Ein Denkanstoß

Auf dem Apothekertag wurde er bereits angekündigt, auf der Jahresversammlung des Bundesverbands der Arzneimittel-Hersteller (BAH) in der vergangenen Woche dann vorgestellt: der Alternativvorschlag des BAH zu den Rabattverträgen und den Zielpreisvereinbarungen der Apotheker. Das Denkmodell nennt sich "zentraler Erstattungspreis" und basiert auf einer Ausarbeitung von Professor Wasem, Uni Duisburg-Essen. Im Prinzip verbirgt sich hinter dem bürokratisch-sperrigen Begriff die Suche nach einer Art "gerechter Preis" für ein Arzneimittel. Und genau das ist der Knackpunkt an diesem Vorschlag, der noch weit davon entfernt ist, bis in seine letzten Details durchdacht geschweige denn erprobt zu sein. Zielvorstellung ist, zunächst alle Generika, dann alle Arzneimittel einer Kosten-Nutzen-Bewertung zu unterwerfen. Es soll letztlich ein Preis gefunden werden, der den Nutzen oder Mehrwert des Arzneimittels in der jeweiligen Gruppe ausdrückt. Dass ein solcher Vorschlag ausgerechnet von einem Industrieverband kommt, verwundert. Aber, wie von Insidern zu hören war, drückt dies den derzeitigen Frust über den Mischmasch an Sparinstrumenten wie Rabattverträgen und Festbeträgen aus, die einer Oligopolisierung Vorschub leisten. Man ist sich bewusst, dass dieses Modell zur Kosten-Nutzen-basierten Bestimmung des adäquaten GKV-Erstattungspreises kein Patentrezept ist – eher der Einstieg in eine Diskussion. Denkt man nämlich das Modell des Einheitspreises weiter und versucht es auf seine Machbarkeit abzuklopfen, wird man schnell an Grenzen stoßen. Die Kosten-Nutzen-Bewertung, die heute schon vom IQWiG versucht wird, ist schwierig genug. Wie sollen da Generika gescannt werden, geschweige denn alle Arzneimittel? Welchen Maßstab legt man bei ihnen für eine Kosten-Nutzen-Bewertung zugrunde?

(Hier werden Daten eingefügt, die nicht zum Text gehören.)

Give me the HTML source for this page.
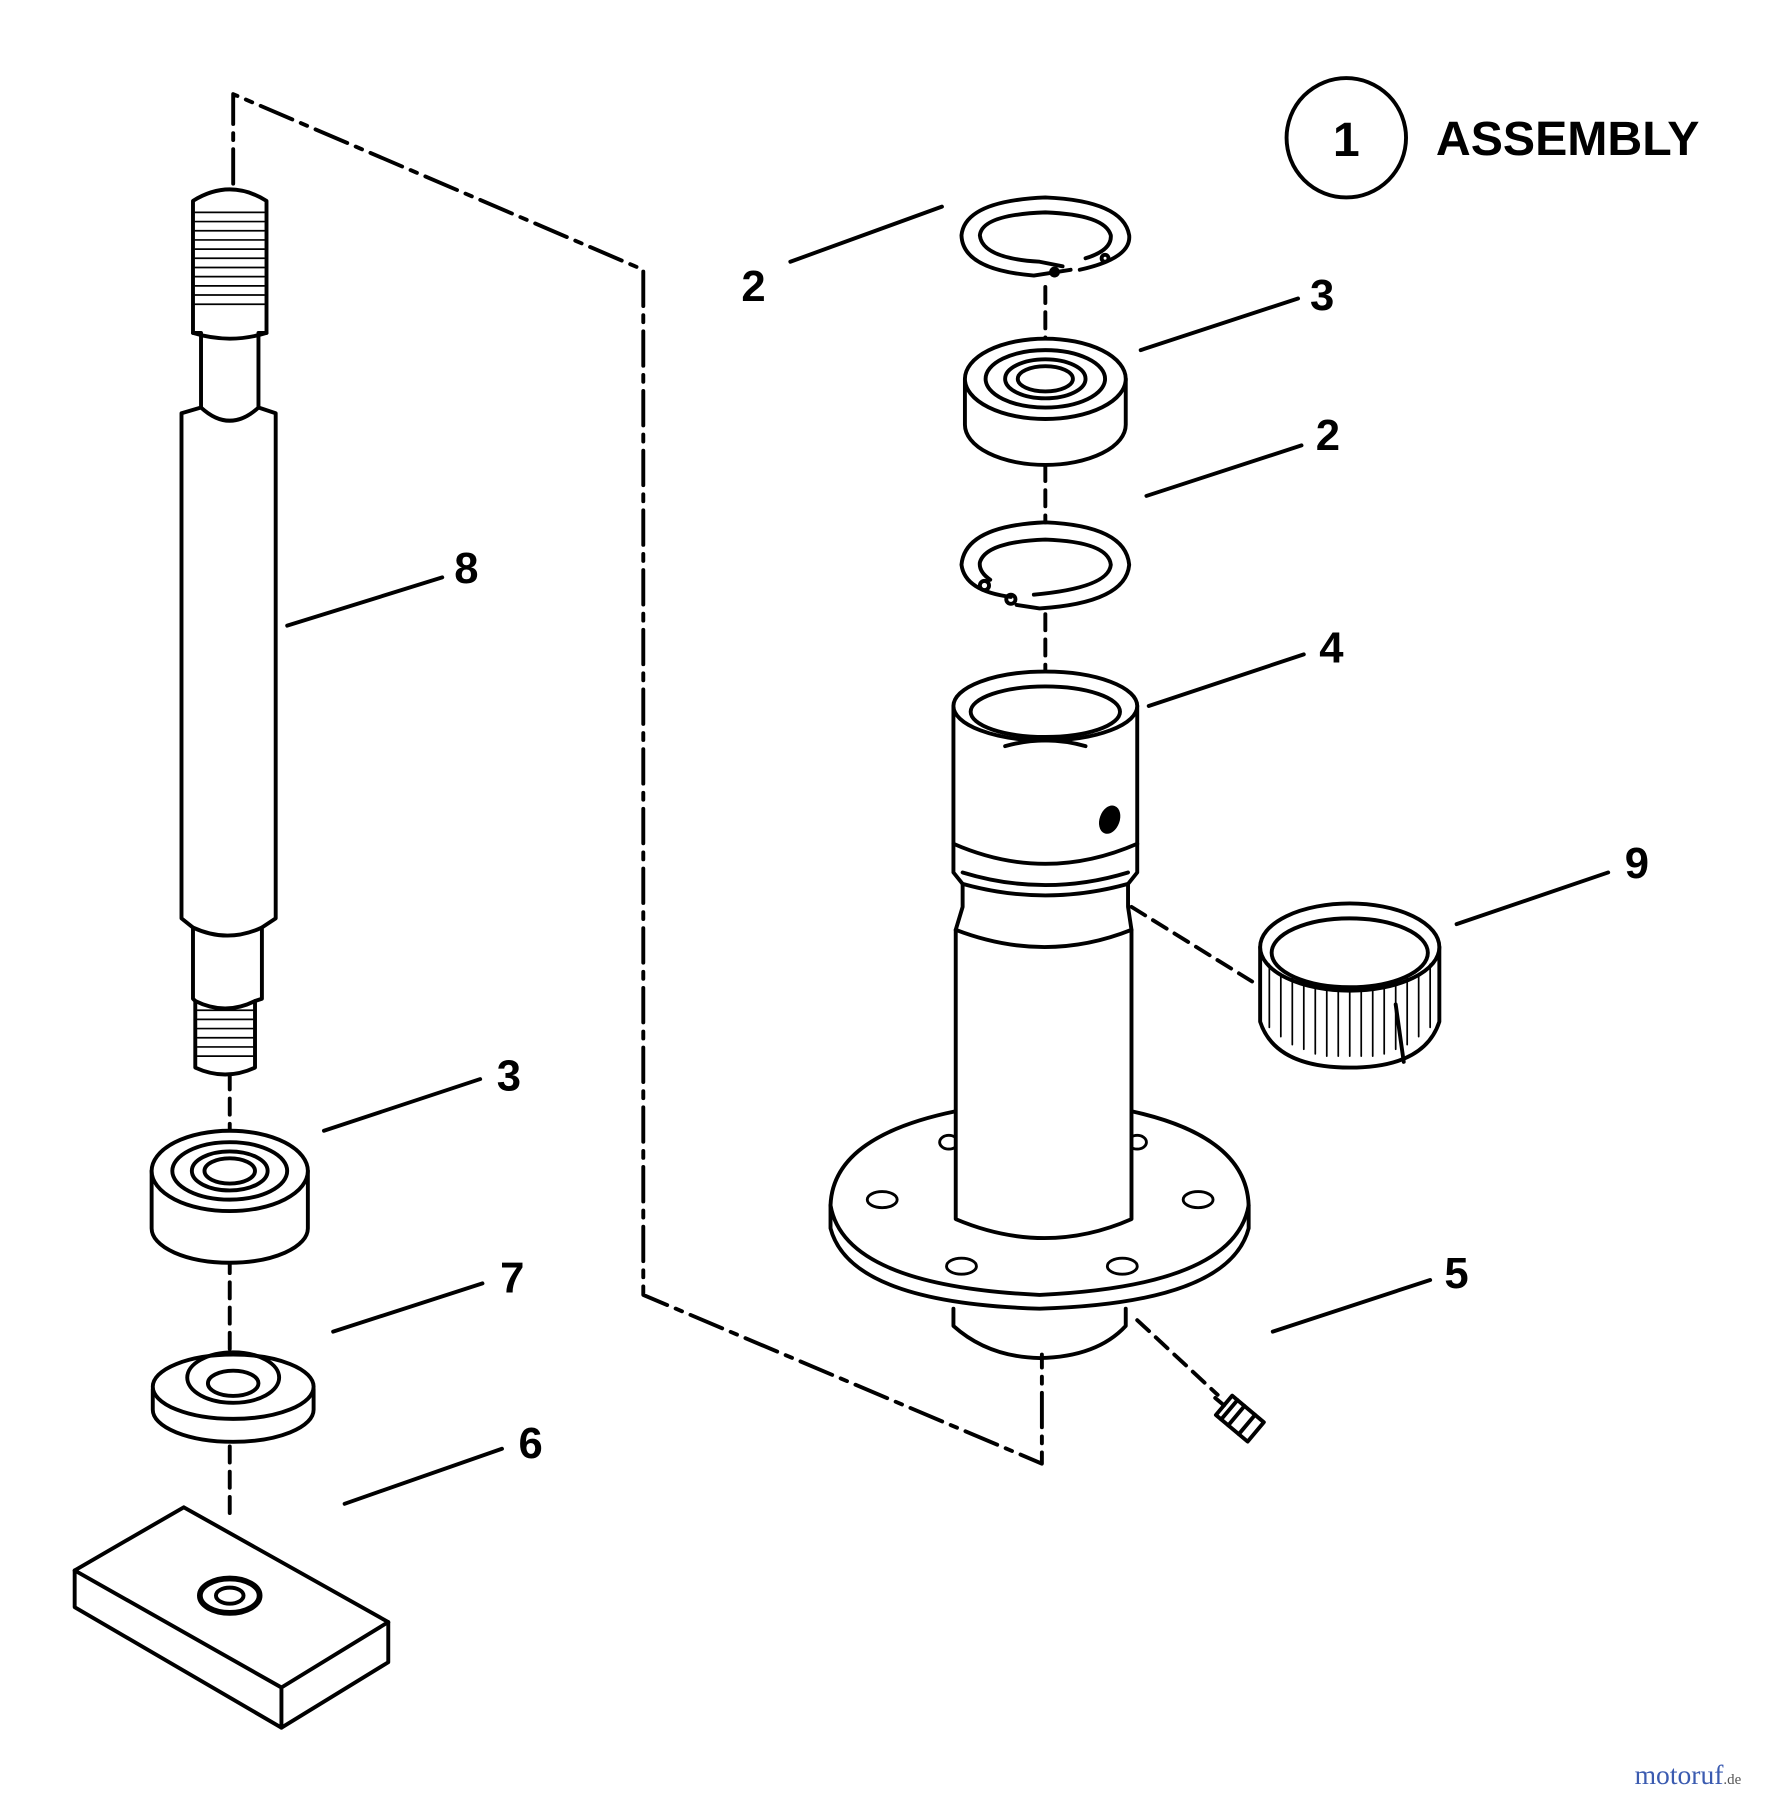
<!DOCTYPE html>
<html><head><meta charset="utf-8"><style>
html,body{margin:0;padding:0;background:#fff;}
svg{display:block}
text{font-family:"Liberation Sans",sans-serif;font-weight:bold;fill:#000}
</style></head><body>
<svg width="1792" height="1800" viewBox="0 0 1560 1568" preserveAspectRatio="none" xmlns="http://www.w3.org/2000/svg">
<rect width="1560" height="1568" fill="#fff"/>
<g fill="none" stroke="#000" stroke-width="3.4" stroke-linejoin="round" stroke-linecap="round">
<path d="M203 160 L203 82 L560 235 L560 1128 L907 1275 L907 1180" stroke-dasharray="30 8 6 8"/>
<path d="M200 935 L200 985 M200 1095 L200 1175 M200 1260 L200 1320 M910 250 L910 295 M910 405 L910 455 M910 535 L910 585 M985 790 L1090 855 M990 1150 L1060 1215" stroke-dasharray="14 8"/>
<circle cx="1172" cy="120" r="52"/>
<path d="M250 545 L385 503 M282 985 L418 940 M290 1160 L420 1118 M300 1310 L437 1262 M688 228 L820 180 M993 305 L1130 260 M998 432 L1133 388 M1000 615 L1135 570 M1268 805 L1400 760 M1108 1160 L1245 1115"/>

<path d="M168 175 Q200 155 232 175 L232 290 L225 290 L225 355 L240 360 L240 800 L228 808 L228 870 L222 872 L222 930 Q196 942 170 930 L170 872 L168 870 L168 808 L158 800 L158 360 L175 355 L175 290 L168 290 Z" fill="#fff"/>
<path d="M168 290 Q200 300 232 290 M175 355 Q200 378 225 355 M168 808 Q198 822 228 808 M170 872 Q196 885 222 872"/>
<g stroke-width="1.5"><path d="M170 185h60M170 193h60M170 201h60M170 209h60M170 217h60M170 225h60M170 233h60M170 241h60M170 249h60M170 257h60M170 265h60M172 880h48M172 888h48M172 896h48M172 904h48M172 912h48M172 920h48"/></g>

<path d="M132 1020 L132 1070 A68 30 0 0 0 268 1070 L268 1020" fill="#fff"/>
<ellipse cx="200" cy="1020" rx="68" ry="35" fill="#fff"/>
<ellipse cx="200" cy="1020" rx="50" ry="25"/>
<ellipse cx="200" cy="1020" rx="33" ry="17"/>
<ellipse cx="200" cy="1020" rx="22" ry="11"/>

<path d="M133 1210 L133 1228 A70 28 0 0 0 273 1228 L273 1210" fill="#fff"/>
<ellipse cx="203" cy="1208" rx="70" ry="28" fill="#fff"/>
<ellipse cx="203" cy="1200" rx="40" ry="22"/>
<ellipse cx="203" cy="1205" rx="22" ry="11"/>

<path d="M65 1368 L160 1313 L338 1413 L338 1448 L245 1505 L65 1400 Z" fill="#fff"/>
<path d="M65 1368 L245 1470 L338 1413 M245 1470 L245 1505"/>
<ellipse cx="200" cy="1390" rx="26" ry="15" stroke-width="5"/>
<ellipse cx="200" cy="1390" rx="12" ry="7"/>

<path d="M940 235 Q985 225 983 205 Q978 175 910 172 Q840 175 837 205 Q838 235 900 240 L932 235 M945 225 Q968 218 967 205 Q962 187 910 185 Q855 187 853 205 Q855 225 905 228 L925 232"/>
<circle cx="918" cy="237" r="3"/><circle cx="962" cy="225" r="3"/>

<path d="M840 330 L840 370 A70 35 0 0 0 980 370 L980 330" fill="#fff"/>
<ellipse cx="910" cy="330" rx="70" ry="35" fill="#fff"/>
<ellipse cx="910" cy="330" rx="52" ry="25"/>
<ellipse cx="910" cy="330" rx="35" ry="17"/>
<ellipse cx="910" cy="330" rx="24" ry="11"/>

<path d="M880 520 Q840 515 837 492 Q840 458 910 455 Q980 458 983 492 Q980 525 905 530 L885 527 M862 505 Q852 498 853 490 Q858 472 910 470 Q965 472 967 492 Q965 512 900 518"/>
<circle cx="880" cy="522" r="4"/><circle cx="857" cy="510" r="4"/>

<path d="M723 1050 L723 1070 Q740 1135 905 1140 Q1070 1135 1087 1070 L1087 1050"/>
<path d="M832 968 Q725 990 723 1050 Q735 1120 905 1128 Q1075 1120 1087 1050 Q1085 990 985 968"/>
<g stroke-width="2.5">
<ellipse cx="768" cy="1045" rx="13" ry="7"/><ellipse cx="1043" cy="1045" rx="13" ry="7"/>
<ellipse cx="837" cy="1103" rx="13" ry="7"/><ellipse cx="977" cy="1103" rx="13" ry="7"/>
<ellipse cx="826" cy="995" rx="8" ry="6"/><ellipse cx="990" cy="995" rx="8" ry="6"/>
</g>
<path d="M830 615 L830 760 L838 770 L838 790 L832 810 L832 1062 Q910 1095 985 1062 L985 810 L982 790 L982 770 L990 760 L990 615" fill="#fff"/>
<ellipse cx="910" cy="615" rx="80" ry="30" fill="#fff"/>
<ellipse cx="910" cy="620" rx="65" ry="22"/>
<path d="M875 650 Q910 640 945 650"/>
<path d="M830 735 Q910 770 990 735 M838 770 Q910 790 982 770 M838 760 Q910 782 982 760 M832 810 Q910 840 985 810"/>
<ellipse cx="966" cy="714" rx="7" ry="11" transform="rotate(20 966 714)" fill="#000"/>
<path d="M830 1140 L830 1155 Q860 1182 905 1183 Q955 1182 980 1155 L980 1140"/>

<g transform="rotate(40 1080 1235)"><rect x="1062" y="1225" width="36" height="22" fill="#fff"/><path d="M1068 1225v22M1076 1225v22M1088 1225v22M1062 1236h-10"/></g>

<path d="M1097 825 L1097 890 Q1110 930 1175 930 Q1240 930 1253 890 L1253 825" fill="#fff"/>
<ellipse cx="1175" cy="825" rx="78" ry="38" fill="#fff"/>
<ellipse cx="1175" cy="830" rx="68" ry="30"/>
<g stroke-width="1.5"><path d="M1105 840v55M1115 848v55M1125 852v58M1135 856v58M1145 858v60M1155 860v60M1165 860v60M1175 860v60M1185 860v60M1195 860v60M1205 858v60M1215 856v58M1225 852v58M1235 848v55M1245 840v55"/></g>
<path d="M1215 875 L1222 925"/>
</g>

<text x="1172" y="136" font-size="42" text-anchor="middle">1</text>
<text x="1250" y="135" font-size="42">ASSEMBLY</text>
<g font-size="38" text-anchor="middle">
<text x="406" y="508">8</text>
<text x="443" y="950">3</text>
<text x="446" y="1126">7</text>
<text x="462" y="1270">6</text>
<text x="656" y="262">2</text>
<text x="1151" y="270">3</text>
<text x="1156" y="392">2</text>
<text x="1159" y="577">4</text>
<text x="1425" y="765">9</text>
<text x="1268" y="1122">5</text>
</g>
<text x="1423" y="1554" font-size="24" style="font-family:'Liberation Serif',serif;font-weight:normal;fill:#3b5bb0">motoruf<tspan font-size="13" fill="#555">.de</tspan></text>
</svg>
</body></html>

Das vorgestellte Modell ist noch rudimentär, seine Machbarkeit muss noch geprüft werden. Selbst Krankenkassen zeigen sich skeptisch. Und aus Apothekersicht: wenn denn eine adäquate Preisfindung möglich wäre, könnten wir natürlich mit diesen "gerechten" Preisen leben. Sie könnten sogar der Verramschung des Arzneimittels entgegenwirken. Aber so weit sind wir noch lange nicht und es bleibt fraglich, ob dieses Modell überhaupt Eingang in die Politik findet. Politik und Krankenkassen könnten diesen Vorstoß auf jeden Fall als Denkanstoß nehmen, die heutigen Preisregelmechanismen zu hinterfragen. Nach Festbeträgen und vor allem Rabattverträgen kann es kaum schlimmer kommen.